I read that as confirmation bias wearing a contrarian costume. When I review someone’s forecast or a control assessment, the danger is never that I lack an opinion. It is that I arrive with one and then gather the crowd’s supposed view as corroboration for a conclusion I had already reached. Neill’s own warning is blunt: a person with pre-established views turns to contrary opinion merely for corroboration. The mirror flatters. The discipline is to keep asking whose face is actually in it, a problem I keep circling in borrowed conviction.
The Sin of Extrapolation
Every forecast I have seen carries a hidden assumption that tomorrow will resemble today.
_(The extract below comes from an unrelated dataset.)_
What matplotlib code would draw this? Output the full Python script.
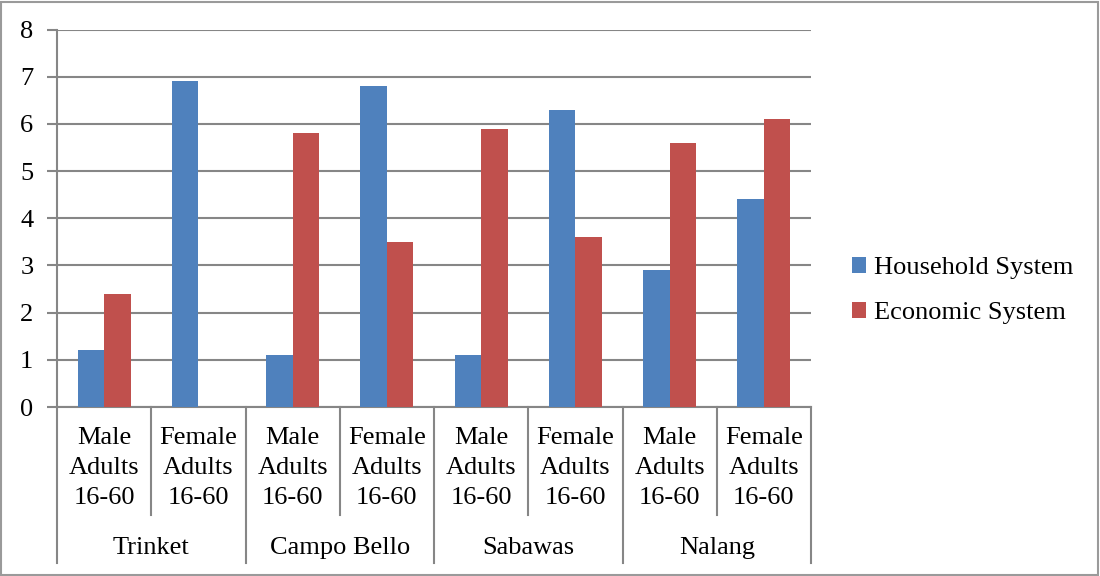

Neill names it and treats it as the central error.
the common method of looking ahead is to assume that what is now happening is likely to continue in the same manner? This is termed “extrapolation”.
The straight line is the most seductive shape in finance. It flatters the recent past into a law of nature. Warm today, warm tomorrow. Rising this quarter, rising next. I wrote after a sharp recovery about the posture I failed to take precisely because I let the trend do my thinking for me. Neill’s deeper cut is that the present does not just mislead about the future; it manufactures the opinions that then get extrapolated.
a common error we’re all prone to fall into is mixing cause with effect… how often the prevailing conditions produced the opinions.
Conditions breed the consensus, and then the consensus is mistaken for analysis of the conditions. Good times generate optimistic forecasts, which get read as evidence that good times will persist. The same drift I traced in institutional memory, where each small neglect looks reasonable until you look far enough back, lives inside the earnings model too. The line on the chart is not a forecast. It is a mood with a ruler laid against it.
Not a Crystal Ball, a Check
The claim that reframed the whole book for me is also its most modest.
Contrary opinions do not forecast, but they do check others’ forecasts!
Neill does not promise you will call the top. He promises something smaller and more durable: a tool for finding the error in a consensus before you commit to it. That reframing matters, because a contrarian who believes he is predicting will keep score against reality and lose his nerve when the timing is off. A contrarian who is only stress-testing the crowd’s assumptions can be early, and stay early, without being wrong. The theory, as Neill puts it elsewhere, is worth more for avoiding errors than for making calls.
Visualize, if you will, a management committee sitting around a table discussing forward trends and policies. Suppose a contrary fellow every now and then breaks in and asks: “Have you thought about the matter from this angle?”
The scene is exactly where I spend my working life. The value of the dissenting voice in a meeting is not that it is right. It is that it forces the room to defend an assumption it was about to wave through. Neill’s phrase for the exercise is thoughts before leaping to prevent jumps before concluding, which is inversion by another name. The idea connects to Superforecasting and Thinking in Bets: the good forecaster is not the one with the boldest prediction but the one most willing to hold his own reasoning up to the light and ask what would have to be true for it to be wrong.
The Value of Bewilderment
Neill’s last surprise is a defence of confusion, which cuts against every instinct trained into me to be decisive.
there is value in bewilderment. Consider the opposite of uncertainty and confusion; namely, dogmatism. I dare to say that more important errors in decisions arise from dogmatic opinions than from what I shall call “confused considerations.”
The pressure to be definite is what produces bad forecasts. Forced to commit early, we harden a guess into a conviction and then defend it past the point of evidence. Neill’s counsel is to let a hard problem kaleidoscope around in the back of the mind until the pieces settle, which is patience dressed as method. There is a companion aphorism he keeps returning to.
If you don’t think things through, you’re through thinking.
The line is glib, and it stuck anyway. Sitting with uncertainty is not the same as ducking a decision. It is refusing to let the discomfort of not-knowing stampede you into the nearest available opinion, which is usually the crowd’s.
Who Is This For
The book is short and dated, occasionally cranky. Neill wanders into political asides about socialism and inflation that read as products of their decade, and he quotes his French sources at a length that tests patience. If you want a rigorous framework with rules and back-tests, this is not that book, and you will finish it wondering what exactly you are meant to do on Monday morning.
Read it anyway if you make decisions in rooms full of other people. Anyone who sits on a committee, reviews forecasts, signs off on assessments, or runs money against a consensus will recognise the mirror Neill holds up. The book pairs well with Fooled by Randomness, and it works as the human-nature footnote to every financial history you have read.
What it changed in me is smaller than a strategy and harder to shake. I used to think of myself as an independent thinker because I could argue against a room. Neill made me suspect that reflexive opposition and reflexive agreement are the same failure wearing different clothes, and that the harder discipline is to check whether the crowd I am so proud of resisting is real or just my own face in the glass. I have not solved that. The book does not claim it can be solved. It only insists, correctly, that the practice is worth the effort, and that the person who stops thinking things through is already, quietly, through thinking.